> **The problem**: Transcribe all the records exactly and omit any images they hold.

□ □ □ □ □ □ □

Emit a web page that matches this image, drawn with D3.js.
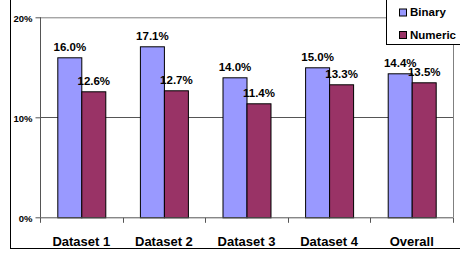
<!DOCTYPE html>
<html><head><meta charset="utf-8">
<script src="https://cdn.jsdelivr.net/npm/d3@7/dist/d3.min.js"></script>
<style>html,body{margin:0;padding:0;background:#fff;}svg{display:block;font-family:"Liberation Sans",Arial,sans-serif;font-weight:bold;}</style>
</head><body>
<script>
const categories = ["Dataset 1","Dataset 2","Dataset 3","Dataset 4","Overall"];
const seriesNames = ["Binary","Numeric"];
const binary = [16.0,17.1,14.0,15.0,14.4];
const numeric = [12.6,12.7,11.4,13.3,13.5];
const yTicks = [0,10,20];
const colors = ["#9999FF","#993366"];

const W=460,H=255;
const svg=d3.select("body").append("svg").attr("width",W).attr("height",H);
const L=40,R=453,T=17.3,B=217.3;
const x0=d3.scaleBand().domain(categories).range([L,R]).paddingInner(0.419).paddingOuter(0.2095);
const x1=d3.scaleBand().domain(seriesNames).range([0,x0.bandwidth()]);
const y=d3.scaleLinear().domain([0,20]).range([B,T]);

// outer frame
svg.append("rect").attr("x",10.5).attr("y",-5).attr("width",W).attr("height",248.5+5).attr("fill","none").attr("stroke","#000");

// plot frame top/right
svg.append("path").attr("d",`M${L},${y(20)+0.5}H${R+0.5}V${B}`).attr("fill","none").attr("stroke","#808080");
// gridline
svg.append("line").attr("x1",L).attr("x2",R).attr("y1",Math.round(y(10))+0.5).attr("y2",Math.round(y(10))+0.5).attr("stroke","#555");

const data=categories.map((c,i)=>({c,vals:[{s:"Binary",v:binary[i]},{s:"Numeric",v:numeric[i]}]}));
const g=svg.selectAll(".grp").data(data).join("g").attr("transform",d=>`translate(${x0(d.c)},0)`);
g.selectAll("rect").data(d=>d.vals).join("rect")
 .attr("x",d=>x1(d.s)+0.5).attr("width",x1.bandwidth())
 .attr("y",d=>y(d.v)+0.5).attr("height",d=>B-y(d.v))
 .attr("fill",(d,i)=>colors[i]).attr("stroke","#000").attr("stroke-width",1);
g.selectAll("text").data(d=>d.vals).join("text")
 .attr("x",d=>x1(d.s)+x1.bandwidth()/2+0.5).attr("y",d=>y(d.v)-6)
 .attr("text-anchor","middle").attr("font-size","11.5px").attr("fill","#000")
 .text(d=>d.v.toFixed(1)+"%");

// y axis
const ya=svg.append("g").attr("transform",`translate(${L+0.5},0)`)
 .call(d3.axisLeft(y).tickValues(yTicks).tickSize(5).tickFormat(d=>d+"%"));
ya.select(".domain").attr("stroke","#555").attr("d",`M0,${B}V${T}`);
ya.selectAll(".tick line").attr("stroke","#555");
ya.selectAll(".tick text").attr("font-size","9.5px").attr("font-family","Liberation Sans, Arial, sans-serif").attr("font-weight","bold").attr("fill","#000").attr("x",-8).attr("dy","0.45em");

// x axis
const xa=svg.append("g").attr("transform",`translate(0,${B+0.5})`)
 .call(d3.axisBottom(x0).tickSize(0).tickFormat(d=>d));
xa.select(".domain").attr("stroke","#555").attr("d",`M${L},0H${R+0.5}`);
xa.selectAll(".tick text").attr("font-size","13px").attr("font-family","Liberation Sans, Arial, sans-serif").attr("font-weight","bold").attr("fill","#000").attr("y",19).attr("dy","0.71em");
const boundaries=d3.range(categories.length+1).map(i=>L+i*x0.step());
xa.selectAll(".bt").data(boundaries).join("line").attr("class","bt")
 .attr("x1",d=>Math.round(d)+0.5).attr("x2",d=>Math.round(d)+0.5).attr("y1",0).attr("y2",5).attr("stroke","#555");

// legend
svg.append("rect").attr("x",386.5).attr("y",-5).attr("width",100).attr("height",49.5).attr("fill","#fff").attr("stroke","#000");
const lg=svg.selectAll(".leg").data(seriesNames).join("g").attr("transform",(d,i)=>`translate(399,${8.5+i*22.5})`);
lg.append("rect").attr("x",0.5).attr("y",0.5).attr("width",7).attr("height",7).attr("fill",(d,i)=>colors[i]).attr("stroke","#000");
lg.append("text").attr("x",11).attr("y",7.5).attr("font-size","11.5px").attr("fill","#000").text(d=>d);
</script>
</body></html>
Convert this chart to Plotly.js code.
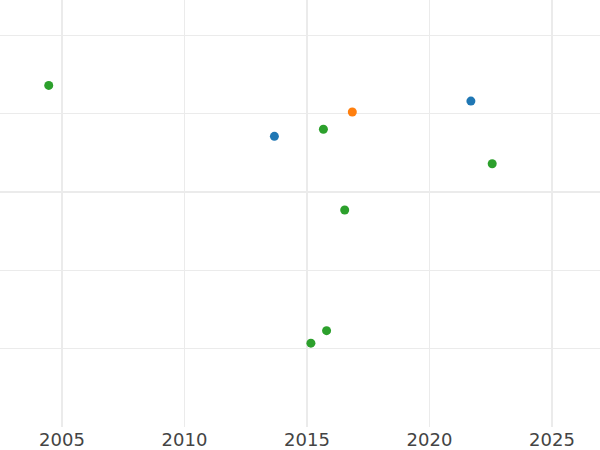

□ □ □ □ □ □ □

> **Answer to this problem**:
Emit a web page that matches this image, drawn with D3.js.
<!DOCTYPE html>
<html><head><meta charset="utf-8">
<script src="https://cdn.jsdelivr.net/npm/d3@7/dist/d3.min.js"></script>
<style>html,body{margin:0;padding:0;background:#fff;}svg{display:block;font-family:"Liberation Sans",Arial,sans-serif;font-weight:bold;}</style>
</head><body>
<script>
const categories = ["Dataset 1","Dataset 2","Dataset 3","Dataset 4","Overall"];
const seriesNames = ["Binary","Numeric"];
const binary = [16.0,17.1,14.0,15.0,14.4];
const numeric = [12.6,12.7,11.4,13.3,13.5];
const yTicks = [0,10,20];
const colors = ["#9999FF","#993366"];

const W=460,H=255;
const svg=d3.select("body").append("svg").attr("width",W).attr("height",H);
const L=40,R=453,T=17.3,B=217.3;
const x0=d3.scaleBand().domain(categories).range([L,R]).paddingInner(0.419).paddingOuter(0.2095);
const x1=d3.scaleBand().domain(seriesNames).range([0,x0.bandwidth()]);
const y=d3.scaleLinear().domain([0,20]).range([B,T]);

// outer frame
svg.append("rect").attr("x",10.5).attr("y",-5).attr("width",W).attr("height",248.5+5).attr("fill","none").attr("stroke","#000");

// plot frame top/right
svg.append("path").attr("d",`M${L},${y(20)+0.5}H${R+0.5}V${B}`).attr("fill","none").attr("stroke","#808080");
// gridline
svg.append("line").attr("x1",L).attr("x2",R).attr("y1",Math.round(y(10))+0.5).attr("y2",Math.round(y(10))+0.5).attr("stroke","#555");

const data=categories.map((c,i)=>({c,vals:[{s:"Binary",v:binary[i]},{s:"Numeric",v:numeric[i]}]}));
const g=svg.selectAll(".grp").data(data).join("g").attr("transform",d=>`translate(${x0(d.c)},0)`);
g.selectAll("rect").data(d=>d.vals).join("rect")
 .attr("x",d=>x1(d.s)+0.5).attr("width",x1.bandwidth())
 .attr("y",d=>y(d.v)+0.5).attr("height",d=>B-y(d.v))
 .attr("fill",(d,i)=>colors[i]).attr("stroke","#000").attr("stroke-width",1);
g.selectAll("text").data(d=>d.vals).join("text")
 .attr("x",d=>x1(d.s)+x1.bandwidth()/2+0.5).attr("y",d=>y(d.v)-6)
 .attr("text-anchor","middle").attr("font-size","11.5px").attr("fill","#000")
 .text(d=>d.v.toFixed(1)+"%");

// y axis
const ya=svg.append("g").attr("transform",`translate(${L+0.5},0)`)
 .call(d3.axisLeft(y).tickValues(yTicks).tickSize(5).tickFormat(d=>d+"%"));
ya.select(".domain").attr("stroke","#555").attr("d",`M0,${B}V${T}`);
ya.selectAll(".tick line").attr("stroke","#555");
ya.selectAll(".tick text").attr("font-size","9.5px").attr("font-family","Liberation Sans, Arial, sans-serif").attr("font-weight","bold").attr("fill","#000").attr("x",-8).attr("dy","0.45em");

// x axis
const xa=svg.append("g").attr("transform",`translate(0,${B+0.5})`)
 .call(d3.axisBottom(x0).tickSize(0).tickFormat(d=>d));
xa.select(".domain").attr("stroke","#555").attr("d",`M${L},0H${R+0.5}`);
xa.selectAll(".tick text").attr("font-size","13px").attr("font-family","Liberation Sans, Arial, sans-serif").attr("font-weight","bold").attr("fill","#000").attr("y",19).attr("dy","0.71em");
const boundaries=d3.range(categories.length+1).map(i=>L+i*x0.step());
xa.selectAll(".bt").data(boundaries).join("line").attr("class","bt")
 .attr("x1",d=>Math.round(d)+0.5).attr("x2",d=>Math.round(d)+0.5).attr("y1",0).attr("y2",5).attr("stroke","#555");

// legend
svg.append("rect").attr("x",386.5).attr("y",-5).attr("width",100).attr("height",49.5).attr("fill","#fff").attr("stroke","#000");
const lg=svg.selectAll(".leg").data(seriesNames).join("g").attr("transform",(d,i)=>`translate(399,${8.5+i*22.5})`);
lg.append("rect").attr("x",0.5).attr("y",0.5).attr("width",7).attr("height",7).attr("fill",(d,i)=>colors[i]).attr("stroke","#000");
lg.append("text").attr("x",11).attr("y",7.5).attr("font-size","11.5px").attr("fill","#000").text(d=>d);
</script>
</body></html>
Convert this chart to Plotly.js code.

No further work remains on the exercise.